Santiago González-El Mundo

Ahora que el PP ha abjurado del marianismo, de sus pompas y sus obras, es un buen momento para reconocer algunas virtudes de nuestro penúltimo presidente del Gobierno. Por ejemplo, su oratoria, baste compararlo con su sucesor. Por ejemplo, su dominio del mutis. Ambas se dieron cita en el discurso del viernes, que a mí me pareció magnífico. La mayor parte de los columnistas españoles le ha afeado la ausencia de autocrítica, pero eso es porque parten de la errónea creencia de que autocriticar es en España un verbo reflexivo, cuando en realidad es transitivo.

Admitamos que pudo entonar un discreto mea culpa por algunas cosas, algunas insuficiencias en el putiferio catalán. Por ejemplo, aquel día que el menguante Mas se le puso chulo y amenazante en su despacho y él no llamó a los guardias de Moncloa para que se llevaran a aquel tipo en volandas hasta el pie de las escaleras. Por ejemplo, no haber puesto en marcha antes el 155. Sobre su profundidad me abstendré de hacer valoraciones: tenía como apoyos a dos reacios: Pedro y Albert. Mientras duraba el proceso golpista, él sólo tenía ojos para la economía y eso, preciso es reconocerlo, lo hizo bien. Quien discuta esto, que espere a ver los primeros resultados del pedrisco y su votante precoz, con el aumento del gasto y la promesa de que lo vamos a pagar a escote.

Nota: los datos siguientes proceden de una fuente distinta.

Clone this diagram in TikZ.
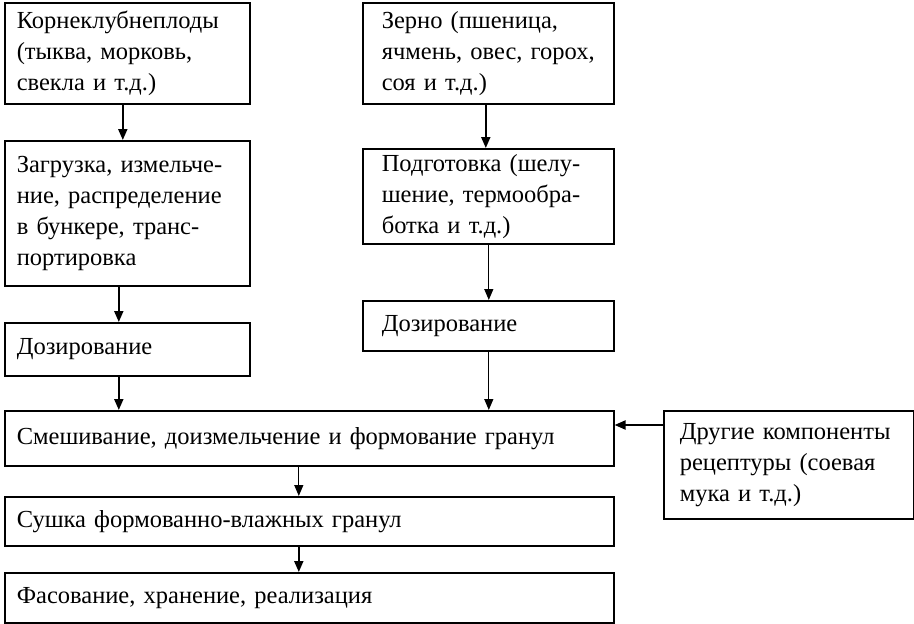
\documentclass[tikz,border=0pt]{standalone}
\usepackage{fontspec}
\setmainfont{Liberation Serif}
\usetikzlibrary{arrows.meta}
\begin{document}
\begin{tikzpicture}[x=1pt,y=-1pt,
  box/.style={draw, line width=1.6pt, rectangle, align=left, anchor=north west,
    inner xsep=12pt, inner ysep=0pt, font=\fontsize{24.5}{31}\selectfont},
  rbox/.style={box, inner xsep=19pt},
  arr/.style={line width=2pt, -{Triangle[length=11pt,width=9pt]}},
  tarr/.style={line width=1.3pt, -{Triangle[length=11pt,width=9pt]}}]
\useasboundingbox (0,0) rectangle (914,624);
\node[box, minimum width=245pt, minimum height=101pt, text width=221pt] (b1) at (4,2)
  {Корнеклубнеплоды\\(тыква, морковь,\\свекла и т.д.)};
\node[rbox, minimum width=251pt, minimum height=101pt, text width=213pt] (b2) at (362,2)
  {Зерно (пшеница,\\ячмень, овес, горох,\\соя и т.д.)};
\node[box, minimum width=245pt, minimum height=145pt, text width=221pt] (b3) at (4,140)
  {Загрузка, измельче-\\ние, распределение\\в бункере, транс-\\портировка};
\node[rbox, minimum width=251pt, minimum height=95pt, text width=213pt] (b4) at (362,148)
  {Подготовка (шелу-\\шение, термообра-\\ботка и т.д.)};
\node[box, minimum width=245pt, minimum height=53pt, text width=221pt] (b5) at (4,322)
  {Дозирование};
\node[rbox, minimum width=251pt, minimum height=50pt, text width=213pt] (b6) at (362,300)
  {Дозирование};
\node[box, minimum width=609pt, minimum height=55pt, text width=585pt] (b7) at (4,410)
  {Смешивание, доизмельчение и формование гранул};
\node[box, inner xsep=16pt, minimum width=250pt, minimum height=108pt, text width=218pt] (b8) at (663,410)
  {Другие компоненты\\рецептуры (соевая\\мука и т.д.)};
\node[box, minimum width=609pt, minimum height=49pt, text width=585pt] (b9) at (4,496)
  {Сушка формованно-влажных гранул};
\node[box, minimum width=609pt, minimum height=50pt, text width=585pt] (b10) at (4,572)
  {Фасование, хранение, реализация};
\draw[arr] ([xshift=-4.5pt]b1.south) -- ([xshift=-4.5pt]b3.north);
\draw[arr] ([xshift=-8.5pt]b3.south) -- ([xshift=-8.5pt]b5.north);
\draw[arr] ([xshift=-8.5pt]b5.south) -- ([xshift=-8.5pt]b5.south |- b7.north);
\draw[arr] ([xshift=-2.5pt]b2.south) -- ([xshift=-2.5pt]b4.north);
\draw[tarr] ([xshift=0.5pt]b4.south) -- ([xshift=0.5pt]b6.north);
\draw[tarr] ([xshift=0.5pt]b6.south) -- ([xshift=0.5pt]b6.south |- b7.north);
\draw[arr] (b8.west |- 0,425) -- (b7.east |- 0,425);
\draw[tarr] ([xshift=-10.5pt]b7.south) -- ([xshift=-10.5pt]b9.north);
\draw[arr] ([xshift=-10.5pt]b9.south) -- ([xshift=-10.5pt]b10.north);
\end{tikzpicture}
\end{document}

Pero descuidó bastante la política y eso produjo efectos inhibidores en la firmeza de las convicciones constitucionales del buen pueblo español.

A mí me habría gustado un poco de autocrítica, como el sentido mea culpa de Felipe por haber dejado la tasa de paro en el 24%, porque durante sus últimos años la corrupción alcanzó al papel del BOE, a la Cruz Roja, a la Guardia Civil con Luis Roldán y aquella épica negra del GAL. Tampoco estuvo mal lo de Aznar reconociendo que su entusiasmo en el apoyo a Bush en lo de Irak debió quizá estar un poco matizado y la parte de la corrupción del PP que se desarrolló bajo su mandato. Grande estuvo José Luis al mostrar su arrepentimiento por haber dejado la economía española con seis millones de parados y por su apoyo al sátrapa Maduro.

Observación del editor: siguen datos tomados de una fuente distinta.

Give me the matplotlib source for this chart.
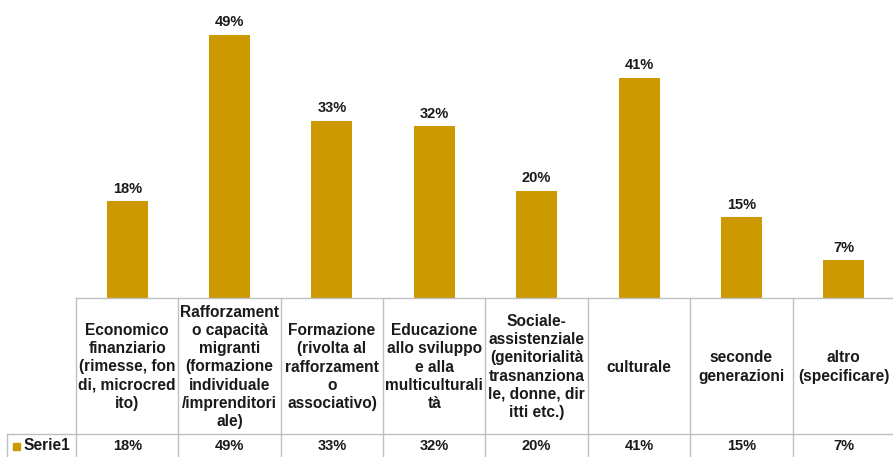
import matplotlib.pyplot as plt
from matplotlib.transforms import blended_transform_factory
from matplotlib.patches import Rectangle

plt.rcParams['font.family'] = ['Liberation Sans', 'DejaVu Sans']

# data
categories = [
    "Economico\nfinanziario\n(rimesse, fon\ndi, microcred\nito)",
    "Rafforzament\no capacità\nmigranti\n(formazione\nindividuale\n/imprenditori\nale)",
    "Formazione\n(rivolta al\nrafforzament\no\nassociativo)",
    "Educazione\nallo sviluppo\ne alla\nmulticulturali\ntà",
    "Sociale-\nassistenziale\n(genitorialità\ntrasnanziona\nle, donne, dir\nitti etc.)",
    "culturale",
    "seconde\ngenerazioni",
    "altro\n(specificare)",
]
values = [0.18, 0.49, 0.33, 0.32, 0.20, 0.41, 0.15, 0.07]
labels = ["18%", "49%", "33%", "32%", "20%", "41%", "15%", "7%"]
series_name = "Serie1"

W, H = 893, 457
gold = "#CC9900"
grid = "#BFBFBF"
fs = 10.5
fs_tab = 11.2

fig = plt.figure(figsize=(W / 100, H / 100), dpi=100)
x0, x1 = 76, 895
base = 298
ax = fig.add_axes([x0 / W, (H - base) / H, (x1 - x0) / W, base / H])

n = len(values)
xs = range(n)
ax.bar(xs, values, width=0.4, color=gold)
ax.set_xlim(-0.5, n - 0.5)
ax.set_ylim(0, 0.555)
ax.axis("off")

for x, v, lab in zip(xs, values, labels):
    ax.annotate(lab, (x, v), xytext=(0, 4), textcoords="offset points",
                ha="center", va="bottom", fontsize=fs, fontweight="bold",
                color="#1a1a1a")

# data table below the plot
def ay(py):
    # pixel row -> axes y coordinate
    return (base - py) / base

trans = blended_transform_factory(ax.transData, ax.transAxes)
row_line = 434
left_x = (7 - x0) / ((x1 - x0) / n) - 0.5

# horizontal lines
ax.plot([-0.5, n - 0.5], [0, 0], transform=trans, color=grid, lw=1, clip_on=False)
ax.plot([left_x, n - 0.5], [ay(row_line)] * 2,
        transform=trans, color=grid, lw=1, clip_on=False)
# vertical lines
for i in range(n + 1):
    ax.plot([i - 0.5, i - 0.5], [0, ay(H + 2)], transform=trans, color=grid,
            lw=1, clip_on=False)
ax.plot([left_x, left_x], [ay(row_line), ay(H + 2)], transform=trans,
        color=grid, lw=1, clip_on=False)

for x, cat, lab in zip(xs, categories, labels):
    ax.text(x, ay((base + row_line) / 2 + 1), cat, transform=trans, ha="center",
            va="center", fontsize=fs_tab, fontweight="bold", linespacing=1.27,
            color="#1a1a1a")
    ax.text(x, ay(446), lab, transform=trans, ha="center", va="center",
            fontsize=fs, fontweight="bold", color="#1a1a1a")

# series key in the row header
fig.patches.append(Rectangle((13 / W, (H - 450) / H), 7 / W, 7 / H,
                             transform=fig.transFigure, color=gold))
fig.text(24 / W, (H - 446) / H, series_name, ha="left", va="center",
         fontsize=fs_tab, fontweight="bold", color="#1a1a1a")

fig.savefig("out.png", dpi=100)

Los afiliados del PP votaron renovación y enterraron el marianismo. Son de suyo gente muy sensible que interioriza las descalificaciones de la izquierda, pongamos a la gran Celia Villalobos, acusando a Pablo Casado de rodearse de gente de «extrema derecha», expresión que sólo han utilizado un par de intelectuales alternativos de nuestra vida pública: el presidente por accidente y esa extravagante inflorescencia peronista que Iglesias ha colocado como secretario de Organización de Podemos. Zapatero, que fue el inventor de casi todo, invirtió el sintagma y decía «derecha extrema».

También han copiado sus mañas organizativas. Había escrito uno algo sobre los congresos del PSOE, que antes partían de la aprobación del informe de gestión y el informe político, y luego se elegía a la nueva Ejecutiva. Ahora se hace con las reglas del cocido maragato: primero las carnes por si ataca el enemigo; después las legumbres y verduras, y después ya la sopa. Así ha procedido también el PP: el congreso se ha ventilado entre los dos candidatos y sus discursos. Ha ganado la etiqueta de la renovación y ha perdido la candidata del marianismo, pero no ha habido tiempo para hablar del golpismo catalán. Echaremos de menos a Rajoy y al PP le dará lo mismo: Ciudadanos ve en el nuevo presidente la corrupción de siempre. Casado tendrá que refundar el PP. No le va a faltar tiempo porque Sánchez no piensa dejarlo en 2020. Las encuestas le sonríen porque la moral socialdemócrata considera la regeneración compatible con que el presi lleve a su señora en avión oficial a un concierto en Benicàssim. A ver si no para qué ha llegado esta parejita feliz a La Moncloa.